Contemporary architecture of large scale buildings makes it necessary to segment surfaces which will be realized as roofs, walls or facades into smaller parts, the so called panels. Thus the application implies the highly relevant question of how to subdivide a surface in a meaningful way which leads to challenging basic research questions within the field of geometry and in particular discrete differential geometry. While the building industry, architects, and engineers are mainly interested in design aspects, realizability and statics, we will focus on studying the underlying mathematical research questions which have been motivated by architecture. Our research project will be carried out in close collaboration between TU Berlin and TU Wien within the framework of the CRC Transregio Discretization in Geometry and Dynamics. Our main focus lies on discretizing different parametrizations of surfaces. One topic therein is the study of curves with constant normal curvature which is a special case of parametrizations which are in a certain way diagonal to the classical parametrizations. An important basic principle hereby as well as for the following topics is not to simply discretize the characterizing differential equations but rather to discretize the methods and thereby the theory in which our topics are imbedded. Furthermore, we will analyze circle patterns, which already have appeared in many outstanding scientific publications as particularly relevant objects of discrete differential geometry.

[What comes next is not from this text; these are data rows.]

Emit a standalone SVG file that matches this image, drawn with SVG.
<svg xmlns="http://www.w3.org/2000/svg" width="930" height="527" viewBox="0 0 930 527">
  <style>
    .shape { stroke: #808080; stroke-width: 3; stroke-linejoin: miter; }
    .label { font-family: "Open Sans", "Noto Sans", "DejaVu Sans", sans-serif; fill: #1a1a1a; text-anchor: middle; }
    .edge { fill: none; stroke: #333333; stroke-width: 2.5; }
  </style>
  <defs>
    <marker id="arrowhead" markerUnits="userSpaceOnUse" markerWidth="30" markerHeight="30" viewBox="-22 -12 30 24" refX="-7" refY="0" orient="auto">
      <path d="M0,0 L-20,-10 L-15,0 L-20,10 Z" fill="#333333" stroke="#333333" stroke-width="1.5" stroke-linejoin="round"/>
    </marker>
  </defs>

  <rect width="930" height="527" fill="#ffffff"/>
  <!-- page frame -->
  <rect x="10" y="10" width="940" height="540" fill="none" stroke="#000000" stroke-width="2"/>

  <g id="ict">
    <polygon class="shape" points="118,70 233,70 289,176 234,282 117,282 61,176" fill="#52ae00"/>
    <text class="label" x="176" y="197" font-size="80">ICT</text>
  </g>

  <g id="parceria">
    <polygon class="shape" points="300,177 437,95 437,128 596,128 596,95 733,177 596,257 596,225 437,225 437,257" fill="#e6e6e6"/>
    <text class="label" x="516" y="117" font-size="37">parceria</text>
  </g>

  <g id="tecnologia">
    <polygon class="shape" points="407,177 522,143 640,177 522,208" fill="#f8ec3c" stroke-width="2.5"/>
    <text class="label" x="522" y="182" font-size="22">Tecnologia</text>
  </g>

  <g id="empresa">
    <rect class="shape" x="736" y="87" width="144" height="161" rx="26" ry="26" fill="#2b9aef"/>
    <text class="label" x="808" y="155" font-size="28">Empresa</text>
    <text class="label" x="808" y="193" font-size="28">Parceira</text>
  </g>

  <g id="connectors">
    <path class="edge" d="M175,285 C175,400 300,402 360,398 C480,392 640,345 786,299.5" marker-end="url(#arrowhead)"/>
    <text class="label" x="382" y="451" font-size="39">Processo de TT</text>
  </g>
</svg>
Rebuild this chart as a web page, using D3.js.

We particularly plan to generalize these circle patterns to circular ring patterns, for which we expect interesting relations to integrable systems and hyperbolic geometry. Another topic which is directly attached to the panelization problem is to direct our attention to the faces of a discretized net. Many discretizations of nets in sphere geometries ignore the geometry of the faces and consider nets merely as set or sequence of vertices. We will study nets where their faces are made from sphere geometric objects and will derive new methods therewith. Finally it is also our goal to generalize subdivision algorithms, which have appeared in computer graphics and geometric modelling as linear schemes over the last decades, into our nonlinear world of sphere geometries. First results in this direction appear to provide promising approaches for this nonlinear research problem.